The Suerannuation Fund is at risk from political meddling:
Now, Labour appears to be considering taking steps to require NZ Super to invest in a very specific way in a way no politician has tried to do before.
While no one from the Government is prepared to discuss the plans, it is understood that Economic Development Minister David Parker wants to carve off hundreds of millions of dollars of the Governments contributions to the Super Fund to be specifically invested into early stage companies.
This is often referred to as angel investment. . .
Angel investment is fine for individuals or private businesses it’s not appropriate for the Super Fund at the directive of politicians.
Leaving aside whether there is a lack of money for early stage companies, a view which is not universally held in the industry, there are bigger issues at play. Having politicians direct the investments of NZ Super is dangerous territory.
Carving up the Government’s contributions to the fund, and earmarking parts for specific areas appears to be a subtle way to direct the Super Fund’s investments. It could easily become a political tool if politicians were able to use their influence to change investment decisions.
Once the door to political influence is opened, it will be difficult to close again, and each idea from Parliament is likely to be more questionable than the last. . .

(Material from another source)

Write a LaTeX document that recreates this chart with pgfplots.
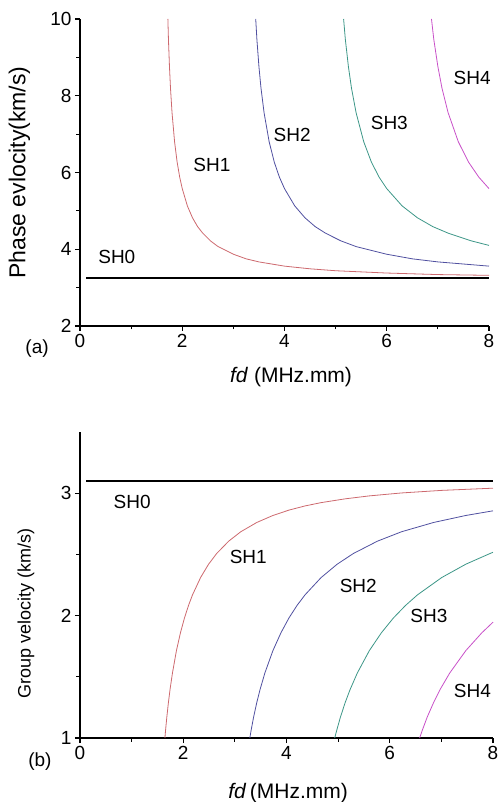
\documentclass[border=0pt]{standalone}
\usepackage{pgfplots}
\pgfplotsset{compat=1.18}
\usepackage{fontspec}
\setmainfont{Liberation Sans}
\definecolor{cSHa}{RGB}{205,105,110}
\definecolor{cSHb}{RGB}{80,80,160}
\definecolor{cSHc}{RGB}{60,150,135}
\definecolor{cSHd}{RGB}{200,80,200}
\pgfplotsset{
  panel/.style={
    scale only axis, xmin=0, xmax=8,
    axis x line=bottom, axis y line=left, axis line style={-, line width=1.2pt},
    tick align=outside, major tick length=5pt, minor tick length=3.5pt,
    every tick/.style={black, line width=1.1pt},
    xtick={0,2,4,6,8}, minor xtick={1,3,5,7},
    /pgf/number format/assume math mode=true,
    tick label style={font=\fontsize{19}{19}\selectfont},
    clip=false,
  },
}
\tikzset{sh/.style={font=\fontsize{19}{19}\selectfont, anchor=center}}
\begin{document}
\begin{tikzpicture}
\path[use as bounding box] (-80pt,-64pt) rectangle (418pt,738pt);
% (b) group velocity
\begin{axis}[panel, at={(0pt,0pt)}, anchor=origin, width=413pt, height=306pt,
  ymin=1, ymax=3.5, ytick={1,2,3}, minor ytick={1.5,2.5},
  xlabel={\textit{fd}\,(MHz.mm)}, ylabel={Group velocity (km/s)},
  xlabel style={font=\fontsize{21}{21}\selectfont, at={(axis description cs:0.504,-0.18)}, anchor=center},
  ylabel style={font=\fontsize{18}{18}\selectfont, at={(axis description cs:-0.131,0.408)}, anchor=center}]
\addplot[black, line width=1.1pt] coordinates {(0.12,3.1) (8,3.1)};
\addplot[cSHa, line width=0.8pt] coordinates {(1.645,1.000)(1.658,1.066)(1.682,1.171)(1.713,1.291)(1.744,1.396)(1.791,1.531)(1.868,1.714)(1.946,1.860)(2.024,1.981)(2.102,2.083)(2.180,2.170)(2.336,2.311)(2.491,2.420)(2.647,2.507)(2.880,2.608)(3.114,2.685)(3.425,2.761)(3.737,2.818)(4.048,2.862)(4.360,2.896)(4.671,2.923)(5.138,2.954)(5.605,2.978)(6.228,3.002)(7.007,3.023)(8.0,3.041)};
\addplot[cSHb, line width=0.8pt] coordinates {(3.290,1.000)(3.316,1.066)(3.363,1.171)(3.425,1.291)(3.488,1.396)(3.581,1.531)(3.737,1.714)(3.893,1.860)(4.048,1.981)(4.204,2.083)(4.360,2.170)(4.671,2.311)(4.982,2.420)(5.294,2.507)(5.761,2.608)(6.228,2.685)(6.851,2.761)(7.474,2.818)(8.0,2.856)};
\addplot[cSHc, line width=0.8pt] coordinates {(4.934,1.000)(4.975,1.066)(5.045,1.171)(5.138,1.291)(5.232,1.396)(5.372,1.531)(5.605,1.714)(5.839,1.860)(6.072,1.981)(6.306,2.083)(6.539,2.170)(7.007,2.311)(7.474,2.420)(7.941,2.507)(8.0,2.517)};
\addplot[cSHd, line width=0.8pt] coordinates {(6.579,1.000)(6.633,1.066)(6.726,1.171)(6.851,1.291)(6.975,1.396)(7.162,1.531)(7.474,1.714)(7.785,1.860)(8.0,1.946)};
\node[sh] at (axis cs:1.01,2.93) {SH0};
\node[sh] at (axis cs:3.26,2.48) {SH1};
\node[sh] at (axis cs:5.39,2.24) {SH2};
\node[sh] at (axis cs:6.76,2.00) {SH3};
\node[sh] at (axis cs:7.60,1.385) {SH4};
\node[sh] at (axis description cs:-0.097,-0.078) {(b)};
\end{axis}
% (a) phase velocity
\begin{axis}[panel, at={(0pt,412pt)}, anchor=origin, width=409pt, height=307pt,
  ymin=2, ymax=10, ytick={2,4,6,8,10}, minor ytick={3,5,7,9},
  xlabel={\textit{fd} (MHz.mm)}, ylabel={Phase evlocity(km/s)},
  xlabel style={font=\fontsize{21}{21}\selectfont, at={(axis description cs:0.516,-0.166)}, anchor=center},
  ylabel style={font=\fontsize{23}{23}\selectfont, at={(axis description cs:-0.148,0.5)}, anchor=center}]
\addplot[black, line width=1.1pt] coordinates {(0.12,3.25) (8,3.25)};
\addplot[cSHa, line width=0.8pt] coordinates {(1.719,10.00)(1.73,9.47)(1.75,8.76)(1.77,8.20)(1.8,7.56)(1.85,6.80)(1.9,6.27)(1.95,5.88)(2.0,5.58)(2.1,5.13)(2.2,4.82)(2.3,4.59)(2.4,4.42)(2.55,4.22)(2.7,4.07)(3.0,3.87)(3.25,3.75)(3.5,3.67)(4.0,3.56)(4.5,3.49)(5.0,3.44)(6.0,3.38)(7.0,3.34)(8.0,3.32)};
\addplot[cSHb, line width=0.8pt] coordinates {(3.437,10.00)(3.46,9.47)(3.5,8.76)(3.54,8.20)(3.6,7.56)(3.7,6.80)(3.8,6.27)(3.9,5.88)(4.0,5.58)(4.2,5.13)(4.4,4.82)(4.6,4.59)(4.8,4.42)(5.1,4.22)(5.4,4.07)(6.0,3.87)(6.5,3.75)(7.0,3.67)(8.0,3.56)};
\addplot[cSHc, line width=0.8pt] coordinates {(5.156,10.00)(5.19,9.47)(5.25,8.76)(5.31,8.20)(5.4,7.56)(5.55,6.80)(5.7,6.27)(5.85,5.88)(6.0,5.58)(6.3,5.13)(6.6,4.82)(6.9,4.59)(7.2,4.42)(7.65,4.22)(8.0,4.10)};
\addplot[cSHd, line width=0.8pt] coordinates {(6.875,10.00)(6.92,9.47)(7.0,8.76)(7.08,8.20)(7.2,7.56)(7.4,6.80)(7.6,6.27)(7.8,5.88)(8.0,5.58)};
\node[sh] at (axis cs:0.72,3.80) {SH0};
\node[sh] at (axis cs:2.58,6.19) {SH1};
\node[sh] at (axis cs:4.15,6.97) {SH2};
\node[sh] at (axis cs:6.05,7.29) {SH3};
\node[sh] at (axis cs:7.67,8.46) {SH4};
\node[sh] at (axis description cs:-0.105,-0.072) {(a)};
\end{axis}
\end{tikzpicture}
\end{document}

This is very dangerous territory:
The security of New Zealanders’ pensions is at put at risk if Economic Development Minister David Parker opens up the Super Fund to political interference, says the New Zealand Taxpayers’ Union.
Taxpayers’ Union spokesman Louis Houlbrooke says, “For seventeen years, the Super Fund has been managed independently from the politicians, invested with the sole purpose of maximising returns for the Kiwi taxpayer. This independence has served the Fund well, and increased the security of our pensions.”

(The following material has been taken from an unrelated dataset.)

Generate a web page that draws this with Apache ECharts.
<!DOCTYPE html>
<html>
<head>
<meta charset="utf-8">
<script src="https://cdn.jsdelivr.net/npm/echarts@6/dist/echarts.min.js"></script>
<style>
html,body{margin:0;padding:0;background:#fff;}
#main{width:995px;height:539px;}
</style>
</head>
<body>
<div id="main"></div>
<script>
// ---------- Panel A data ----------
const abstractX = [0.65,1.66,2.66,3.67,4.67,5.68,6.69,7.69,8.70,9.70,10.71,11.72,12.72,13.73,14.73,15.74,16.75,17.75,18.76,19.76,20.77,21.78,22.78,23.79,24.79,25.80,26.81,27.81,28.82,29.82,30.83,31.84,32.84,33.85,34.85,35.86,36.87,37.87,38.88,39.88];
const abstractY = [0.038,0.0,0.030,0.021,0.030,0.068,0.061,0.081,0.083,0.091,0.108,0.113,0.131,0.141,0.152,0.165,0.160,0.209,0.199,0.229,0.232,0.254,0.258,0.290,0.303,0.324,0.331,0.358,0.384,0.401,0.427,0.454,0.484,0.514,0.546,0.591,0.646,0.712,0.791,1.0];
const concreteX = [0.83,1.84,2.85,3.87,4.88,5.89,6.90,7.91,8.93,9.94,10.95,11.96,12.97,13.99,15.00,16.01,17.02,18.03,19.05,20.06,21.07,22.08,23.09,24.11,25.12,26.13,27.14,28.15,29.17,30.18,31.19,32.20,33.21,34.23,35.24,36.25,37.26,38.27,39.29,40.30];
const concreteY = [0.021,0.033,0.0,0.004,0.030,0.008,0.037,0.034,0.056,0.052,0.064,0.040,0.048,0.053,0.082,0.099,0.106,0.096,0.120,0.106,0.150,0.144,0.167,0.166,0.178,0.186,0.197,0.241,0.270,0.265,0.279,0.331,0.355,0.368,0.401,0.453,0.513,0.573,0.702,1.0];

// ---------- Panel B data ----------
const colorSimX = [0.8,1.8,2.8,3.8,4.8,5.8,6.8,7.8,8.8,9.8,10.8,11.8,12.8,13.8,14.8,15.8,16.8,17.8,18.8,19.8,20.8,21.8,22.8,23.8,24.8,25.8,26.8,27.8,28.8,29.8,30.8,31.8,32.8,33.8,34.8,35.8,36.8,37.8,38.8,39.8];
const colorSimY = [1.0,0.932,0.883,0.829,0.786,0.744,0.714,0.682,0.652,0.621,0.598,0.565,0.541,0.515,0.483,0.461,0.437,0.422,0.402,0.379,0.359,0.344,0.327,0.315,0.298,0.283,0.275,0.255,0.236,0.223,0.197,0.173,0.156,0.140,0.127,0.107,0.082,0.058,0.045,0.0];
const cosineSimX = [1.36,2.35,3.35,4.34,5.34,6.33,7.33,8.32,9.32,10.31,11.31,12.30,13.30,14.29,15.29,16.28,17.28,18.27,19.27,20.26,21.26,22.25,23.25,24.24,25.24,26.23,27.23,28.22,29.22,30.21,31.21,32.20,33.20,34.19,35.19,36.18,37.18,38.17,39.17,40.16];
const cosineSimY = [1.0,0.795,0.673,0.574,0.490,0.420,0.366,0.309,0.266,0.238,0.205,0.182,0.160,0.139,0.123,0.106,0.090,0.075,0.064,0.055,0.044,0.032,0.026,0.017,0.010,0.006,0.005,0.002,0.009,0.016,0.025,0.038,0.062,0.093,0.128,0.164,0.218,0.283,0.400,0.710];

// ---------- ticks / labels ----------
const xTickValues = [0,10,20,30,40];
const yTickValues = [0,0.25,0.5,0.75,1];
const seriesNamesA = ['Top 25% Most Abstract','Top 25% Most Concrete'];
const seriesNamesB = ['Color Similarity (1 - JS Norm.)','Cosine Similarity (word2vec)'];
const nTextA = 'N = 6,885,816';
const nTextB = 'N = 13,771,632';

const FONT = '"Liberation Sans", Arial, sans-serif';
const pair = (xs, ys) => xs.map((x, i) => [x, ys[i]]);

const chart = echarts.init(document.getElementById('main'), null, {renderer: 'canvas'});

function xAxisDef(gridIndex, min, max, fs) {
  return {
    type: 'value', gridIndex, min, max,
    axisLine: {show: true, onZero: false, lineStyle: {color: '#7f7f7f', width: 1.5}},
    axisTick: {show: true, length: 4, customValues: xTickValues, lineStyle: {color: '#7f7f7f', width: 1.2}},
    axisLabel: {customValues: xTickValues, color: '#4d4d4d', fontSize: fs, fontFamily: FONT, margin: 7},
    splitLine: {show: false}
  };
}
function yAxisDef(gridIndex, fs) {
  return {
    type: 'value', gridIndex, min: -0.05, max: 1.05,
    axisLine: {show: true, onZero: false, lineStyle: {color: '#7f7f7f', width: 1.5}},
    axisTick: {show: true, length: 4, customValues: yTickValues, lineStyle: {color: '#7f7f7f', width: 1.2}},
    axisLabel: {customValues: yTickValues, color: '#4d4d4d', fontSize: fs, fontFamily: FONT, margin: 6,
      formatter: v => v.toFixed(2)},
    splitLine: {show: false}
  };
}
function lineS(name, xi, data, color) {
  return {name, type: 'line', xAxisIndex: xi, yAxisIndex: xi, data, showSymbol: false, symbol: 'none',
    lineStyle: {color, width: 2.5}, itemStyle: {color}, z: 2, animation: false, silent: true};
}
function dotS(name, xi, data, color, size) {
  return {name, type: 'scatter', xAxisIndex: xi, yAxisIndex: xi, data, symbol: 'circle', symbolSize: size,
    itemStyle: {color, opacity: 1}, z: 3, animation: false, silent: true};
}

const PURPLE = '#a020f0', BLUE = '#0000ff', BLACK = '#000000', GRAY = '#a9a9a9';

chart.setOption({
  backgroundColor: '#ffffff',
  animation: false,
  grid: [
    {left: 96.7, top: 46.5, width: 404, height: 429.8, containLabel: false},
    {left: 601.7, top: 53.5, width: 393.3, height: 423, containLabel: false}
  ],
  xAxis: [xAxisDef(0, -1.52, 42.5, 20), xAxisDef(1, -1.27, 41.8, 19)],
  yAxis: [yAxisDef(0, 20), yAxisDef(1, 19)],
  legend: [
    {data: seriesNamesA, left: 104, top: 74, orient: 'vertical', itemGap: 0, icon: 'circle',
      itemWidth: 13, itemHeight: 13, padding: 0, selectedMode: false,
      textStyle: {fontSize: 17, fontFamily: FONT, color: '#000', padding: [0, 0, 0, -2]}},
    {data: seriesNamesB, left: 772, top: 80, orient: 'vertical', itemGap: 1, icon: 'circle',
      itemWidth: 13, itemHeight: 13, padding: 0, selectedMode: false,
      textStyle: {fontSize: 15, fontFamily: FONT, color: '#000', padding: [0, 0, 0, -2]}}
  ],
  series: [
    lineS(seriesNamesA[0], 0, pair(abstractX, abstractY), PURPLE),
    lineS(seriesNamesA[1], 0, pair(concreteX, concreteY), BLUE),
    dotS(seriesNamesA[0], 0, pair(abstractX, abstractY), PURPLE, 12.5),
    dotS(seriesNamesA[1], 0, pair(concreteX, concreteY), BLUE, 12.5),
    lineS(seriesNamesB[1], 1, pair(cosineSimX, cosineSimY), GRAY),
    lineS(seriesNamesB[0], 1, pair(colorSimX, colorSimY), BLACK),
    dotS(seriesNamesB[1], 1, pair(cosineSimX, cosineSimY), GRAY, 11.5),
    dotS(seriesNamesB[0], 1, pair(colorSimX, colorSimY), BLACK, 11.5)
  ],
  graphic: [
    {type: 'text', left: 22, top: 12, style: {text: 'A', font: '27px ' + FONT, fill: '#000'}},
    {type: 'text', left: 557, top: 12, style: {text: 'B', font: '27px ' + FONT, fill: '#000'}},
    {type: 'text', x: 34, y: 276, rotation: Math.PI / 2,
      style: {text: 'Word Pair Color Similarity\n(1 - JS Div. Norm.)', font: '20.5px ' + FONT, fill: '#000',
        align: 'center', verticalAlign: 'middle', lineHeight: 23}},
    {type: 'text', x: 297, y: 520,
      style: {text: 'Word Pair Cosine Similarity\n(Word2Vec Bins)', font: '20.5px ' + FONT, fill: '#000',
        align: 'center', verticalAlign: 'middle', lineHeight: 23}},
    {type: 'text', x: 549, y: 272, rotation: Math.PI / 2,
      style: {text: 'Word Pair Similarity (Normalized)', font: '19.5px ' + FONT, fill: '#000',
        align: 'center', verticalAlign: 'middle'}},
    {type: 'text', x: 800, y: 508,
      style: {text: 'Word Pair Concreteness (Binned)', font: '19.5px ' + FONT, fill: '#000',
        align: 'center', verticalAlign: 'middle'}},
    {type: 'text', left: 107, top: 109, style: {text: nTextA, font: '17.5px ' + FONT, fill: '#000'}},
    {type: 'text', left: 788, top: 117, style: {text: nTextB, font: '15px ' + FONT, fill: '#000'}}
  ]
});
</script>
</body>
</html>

“The news that David Parker wants to fiddle with the Fund to skew investment towards particular types of companies should send a shiver down the spines of taxpayers.”
“If David Parker was some kind of investment guru, he’d be making millions in the private sector, not pursuing a career in politics. In fact, his investment decisions are guaranteed to be distorted by political motivations. This conflict of interest puts the security of our pensions at risk. The politicians need to stick to their core responsibilities and keep their grubby mitts off our Super!”
Putting money into the Super Fund instead of paying down debt is questionable.
But once it’s there, it needs to be invested wisely, not at political whim.
Having politicians direct where funds should be invested puts the Super Fund at risk and should not be countenanced.